→ Exercise prompt:
Retype only what runs from the first line of the listing to the line holding "const X_MAX = 5.817;", both included. Do not retype the pictures.

→ Collected data:
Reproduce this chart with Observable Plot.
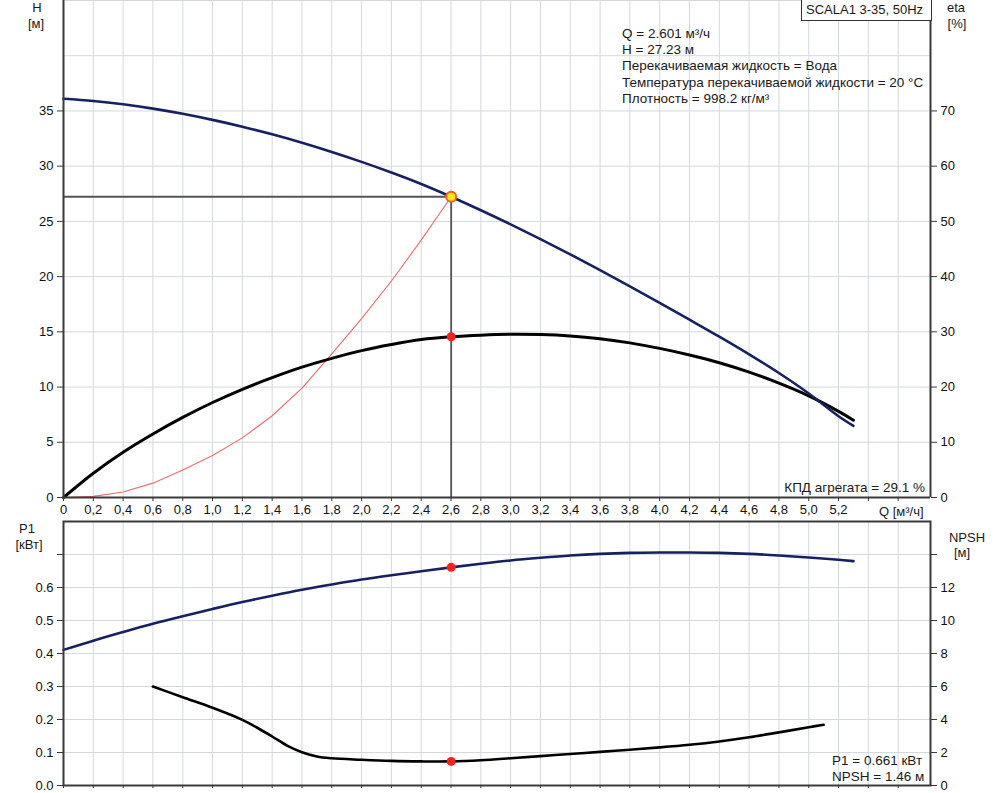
<!DOCTYPE html>
<html><head><meta charset="utf-8">
<script src="https://cdn.jsdelivr.net/npm/d3@7"></script>
<script src="https://cdn.jsdelivr.net/npm/@observablehq/plot@0.6"></script>
<style>
body{margin:0;background:#fff;font-family:"Liberation Sans",Arial,sans-serif;}
#wrap{position:relative;width:1000px;height:793px;overflow:hidden;background:#fff;}
#wrap svg{position:absolute;left:0;}
.t{position:absolute;font-size:13.5px;color:#1a1a1a;white-space:nowrap;line-height:15px;}
.c{text-align:center;font-size:13px;}
</style></head><body><div id="wrap"></div><script>
// ---- data ----
const hQ   = [0,0.2,0.4,0.6,0.8,1.0,1.2,1.4,1.6,1.8,2.0,2.2,2.4,2.6,2.8,3.0,3.2,3.4,3.6,3.8,4.0,4.2,4.4,4.6,4.8,5.0,5.2,5.3];
const hVal = [36.1,35.9,35.6,35.21,34.74,34.19,33.57,32.88,32.12,31.29,30.39,29.42,28.38,27.23,26.01,24.73,23.40,22.02,20.59,19.12,17.62,16.10,14.56,12.96,11.27,9.42,7.36,6.49];
const etaVal = [0,4.4,8.2,11.5,14.5,17.2,19.6,21.7,23.6,25.2,26.6,27.7,28.6,29.1,29.4,29.55,29.5,29.25,28.75,28.0,27.0,25.8,24.4,22.7,20.7,18.4,15.6,14.0];
const sysQ = [0,0.2,0.4,0.6,0.8,1.0,1.2,1.4,1.6,1.8,2.0,2.2,2.4,2.601];
const sysH = [0,0.1,0.5,1.3,2.5,3.8,5.4,7.4,9.9,13.0,16.2,19.6,23.3,27.23];
const p1Val = [0.411,0.439,0.465,0.490,0.513,0.535,0.556,0.575,0.593,0.609,0.624,0.637,0.649,0.661,0.672,0.682,0.690,0.697,0.702,0.705,0.706,0.706,0.705,0.702,0.697,0.691,0.684,0.680];
const npshQ = [0.6,0.8,1.0,1.2,1.3,1.4,1.5,1.6,1.7,1.8,2.0,2.2,2.4,2.6,2.8,3.0,3.2,3.4,3.6,3.8,4.0,4.2,4.4,4.6,4.8,5.0,5.1];
const npshVal = [6.0,5.35,4.71,3.98,3.5,2.97,2.42,2.02,1.76,1.65,1.56,1.49,1.46,1.46,1.53,1.65,1.78,1.91,2.04,2.17,2.31,2.47,2.67,2.92,3.22,3.53,3.68];
const duty = {q:2.601, h:27.23, eta:29.1, p1:0.661, npsh:1.46};

const xTicks = [0,0.2,0.4,0.6,0.8,1.0,1.2,1.4,1.6,1.8,2.0,2.2,2.4,2.6,2.8,3.0,3.2,3.4,3.6,3.8,4.0,4.2,4.4,4.6,4.8,5.0,5.2,5.4,5.6];
const hTicks = [0,5,10,15,20,25,30,35];
const hGrid = [5,10,15,20,25,30,35,40,45];
const etaTicks = [0,10,20,30,40,50,60,70];
const p1Ticks = [0,0.1,0.2,0.3,0.4,0.5,0.6,0.7];
const npshTicks = [0,2,4,6,8,10,12,14];
const X_MAX = 5.817;

const infoLines = ["Q = 2.601 м³/ч","H = 27.23 м","Перекачиваемая жидкость = Вода","Температура перекачиваемой жидкости = 20 °C","Плотность = 998.2 кг/м³"];

// ---- tables ----
const hData = hQ.map((q,i)=>({q, h:hVal[i], eta:etaVal[i], p1:p1Val[i]}));
const sysData = sysQ.map((q,i)=>({q, h:sysH[i]}));
const npshData = npshQ.map((q,i)=>({q, npsh:npshVal[i]}));

const GRID = "#d3d9de", AX = "#3a3a3a", NAVY = "#17215f";
const style = {fontFamily:'"Liberation Sans",Arial,sans-serif', fontSize:"13px", color:"#111", background:"transparent", overflow:"visible"};
const fmtQ = d => d === 0 ? "0" : (d > 5.3 ? "" : d.toFixed(1).replace(".", ","));

const topPlot = Plot.plot({
  width:1000, height:521, marginTop:0, marginBottom:24, marginLeft:63, marginRight:70,
  style,
  x:{domain:[0,X_MAX], axis:null}, y:{domain:[0,45], axis:null},
  marks:[
    Plot.gridX(xTicks.filter(d=>d>0), {stroke:GRID, strokeOpacity:1}),
    Plot.gridY(hGrid, {stroke:GRID, strokeOpacity:1}),
    Plot.ruleY([duty], {y:"h", x1:0, x2:"q", stroke:"#555", strokeWidth:1.8}),
    Plot.ruleX([duty], {x:"q", y1:0, y2:"h", stroke:"#555", strokeWidth:1.8}),
    Plot.line(sysData, {x:"q", y:"h", stroke:"#f26a6a", strokeWidth:1.1}),
    Plot.line(hData, {x:"q", y:d=>d.eta/2, stroke:"#000", strokeWidth:3, curve:"catmull-rom"}),
    Plot.line(hData, {x:"q", y:"h", stroke:NAVY, strokeWidth:2.6, curve:"catmull-rom"}),
    Plot.dot([duty], {x:"q", y:d=>d.eta/2, r:4.5, fill:"#ff1f1f", stroke:"none"}),
    Plot.dot([duty], {x:"q", y:"h", r:5, fill:"#ffe81a", stroke:"#ff5a1a", strokeWidth:2}),
    Plot.ruleX([0, X_MAX], {stroke:AX, strokeWidth:2}),
    Plot.ruleY([0], {stroke:AX, strokeWidth:2}),
    Plot.axisY({anchor:"left", ticks:hTicks, tickSize:6, tickPadding:4, label:null, stroke:AX}),
    Plot.axisY({anchor:"right", ticks:etaTicks.map(v=>v/2), tickFormat:d=>String(d*2), tickSize:6, tickPadding:4, label:null, stroke:AX}),
    Plot.axisX({anchor:"bottom", ticks:xTicks, tickFormat:fmtQ, tickSize:4, tickPadding:3, label:null, stroke:AX})
  ]
});
topPlot.style.top = "0px";

const botPlot = Plot.plot({
  width:1000, height:278, marginTop:6, marginBottom:8, marginLeft:63, marginRight:70,
  style,
  x:{domain:[0,X_MAX], axis:null}, y:{domain:[0,0.8], axis:null},
  marks:[
    Plot.gridX(xTicks.filter(d=>d>0), {stroke:GRID, strokeOpacity:1}),
    Plot.gridY(p1Ticks.filter(d=>d>0), {stroke:GRID, strokeOpacity:1}),
    Plot.line(npshData, {x:"q", y:d=>d.npsh/20, stroke:"#000", strokeWidth:2.6, curve:"catmull-rom"}),
    Plot.line(hData, {x:"q", y:"p1", stroke:NAVY, strokeWidth:2.6, curve:"catmull-rom"}),
    Plot.dot([duty], {x:"q", y:"p1", r:4.5, fill:"#ff1f1f", stroke:"none"}),
    Plot.dot([duty], {x:"q", y:d=>d.npsh/20, r:4.5, fill:"#ff1f1f", stroke:"none"}),
    Plot.frame({stroke:AX, strokeWidth:2}),
    Plot.axisY({anchor:"left", ticks:p1Ticks, tickFormat:d=>d>0.65?"":d.toFixed(1), tickSize:6, tickPadding:4, label:null, stroke:AX}),
    Plot.axisY({anchor:"right", ticks:npshTicks.map(v=>v/20), tickFormat:d=>{const v=Math.round(d*20); return v>12?"":String(v);}, tickSize:6, tickPadding:4, label:null, stroke:AX}),
    Plot.axisX({anchor:"bottom", ticks:xTicks, tickFormat:()=>"", tickSize:3, label:null, stroke:AX})
  ]
});
botPlot.style.top = "515px";

const wrap = document.getElementById("wrap");
wrap.appendChild(topPlot);
wrap.appendChild(botPlot);

function txt(s, left, top, cls, extra){
  const d = document.createElement("div");
  d.className = "t " + (cls||"");
  d.textContent = s;
  d.style.left = left + "px"; d.style.top = top + "px";
  if (extra) Object.assign(d.style, extra);
  wrap.appendChild(d);
  return d;
}
// axis titles (centered in a 40px box: center = left + 20)
txt("H", 17, 0, "c", {width:"40px"});
txt("[м]", 16, 16, "c", {width:"40px"});
txt("eta", 936, 0, "c", {width:"40px"});
txt("[%]", 937, 16, "c", {width:"40px"});
txt("P1", 7, 521, "c", {width:"40px"});
txt("[кВт]", 9, 537, "c", {width:"40px"});
txt("NPSH", 947, 530, "c", {width:"40px"});
txt("[м]", 942, 545, "c", {width:"40px"});
txt("Q [м³/ч]", 879, 504, "", {fontSize:"13px"});
// info box
txt("SCALA1 3-35, 50Hz", 801, -1, "", {width:"131px", height:"22px", lineHeight:"22px", border:"1.5px solid #333", borderTop:"none", background:"#fff", paddingLeft:"4px", boxSizing:"border-box", fontSize:"13px"});
infoLines.forEach((s,i)=>txt(s, 622, 26 + i*16.2, ""));
txt("КПД агрегата = 29.1 %", 0, 480, "", {right:"75px", left:"auto"});
txt("P1 = 0.661 кВт", 832, 753, "");
txt("NPSH = 1.46 м", 832, 769, "");
</script></body></html>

→ The result:
Reproduce this chart with Observable Plot.
<!DOCTYPE html>
<html><head><meta charset="utf-8">
<script src="https://cdn.jsdelivr.net/npm/d3@7"></script>
<script src="https://cdn.jsdelivr.net/npm/@observablehq/plot@0.6"></script>
<style>
body{margin:0;background:#fff;font-family:"Liberation Sans",Arial,sans-serif;}
#wrap{position:relative;width:1000px;height:793px;overflow:hidden;background:#fff;}
#wrap svg{position:absolute;left:0;}
.t{position:absolute;font-size:13.5px;color:#1a1a1a;white-space:nowrap;line-height:15px;}
.c{text-align:center;font-size:13px;}
</style></head><body><div id="wrap"></div><script>
// ---- data ----
const hQ   = [0,0.2,0.4,0.6,0.8,1.0,1.2,1.4,1.6,1.8,2.0,2.2,2.4,2.6,2.8,3.0,3.2,3.4,3.6,3.8,4.0,4.2,4.4,4.6,4.8,5.0,5.2,5.3];
const hVal = [36.1,35.9,35.6,35.21,34.74,34.19,33.57,32.88,32.12,31.29,30.39,29.42,28.38,27.23,26.01,24.73,23.40,22.02,20.59,19.12,17.62,16.10,14.56,12.96,11.27,9.42,7.36,6.49];
const etaVal = [0,4.4,8.2,11.5,14.5,17.2,19.6,21.7,23.6,25.2,26.6,27.7,28.6,29.1,29.4,29.55,29.5,29.25,28.75,28.0,27.0,25.8,24.4,22.7,20.7,18.4,15.6,14.0];
const sysQ = [0,0.2,0.4,0.6,0.8,1.0,1.2,1.4,1.6,1.8,2.0,2.2,2.4,2.601];
const sysH = [0,0.1,0.5,1.3,2.5,3.8,5.4,7.4,9.9,13.0,16.2,19.6,23.3,27.23];
const p1Val = [0.411,0.439,0.465,0.490,0.513,0.535,0.556,0.575,0.593,0.609,0.624,0.637,0.649,0.661,0.672,0.682,0.690,0.697,0.702,0.705,0.706,0.706,0.705,0.702,0.697,0.691,0.684,0.680];
const npshQ = [0.6,0.8,1.0,1.2,1.3,1.4,1.5,1.6,1.7,1.8,2.0,2.2,2.4,2.6,2.8,3.0,3.2,3.4,3.6,3.8,4.0,4.2,4.4,4.6,4.8,5.0,5.1];
const npshVal = [6.0,5.35,4.71,3.98,3.5,2.97,2.42,2.02,1.76,1.65,1.56,1.49,1.46,1.46,1.53,1.65,1.78,1.91,2.04,2.17,2.31,2.47,2.67,2.92,3.22,3.53,3.68];
const duty = {q:2.601, h:27.23, eta:29.1, p1:0.661, npsh:1.46};

const xTicks = [0,0.2,0.4,0.6,0.8,1.0,1.2,1.4,1.6,1.8,2.0,2.2,2.4,2.6,2.8,3.0,3.2,3.4,3.6,3.8,4.0,4.2,4.4,4.6,4.8,5.0,5.2,5.4,5.6];
const hTicks = [0,5,10,15,20,25,30,35];
const hGrid = [5,10,15,20,25,30,35,40,45];
const etaTicks = [0,10,20,30,40,50,60,70];
const p1Ticks = [0,0.1,0.2,0.3,0.4,0.5,0.6,0.7];
const npshTicks = [0,2,4,6,8,10,12,14];
const X_MAX = 5.817;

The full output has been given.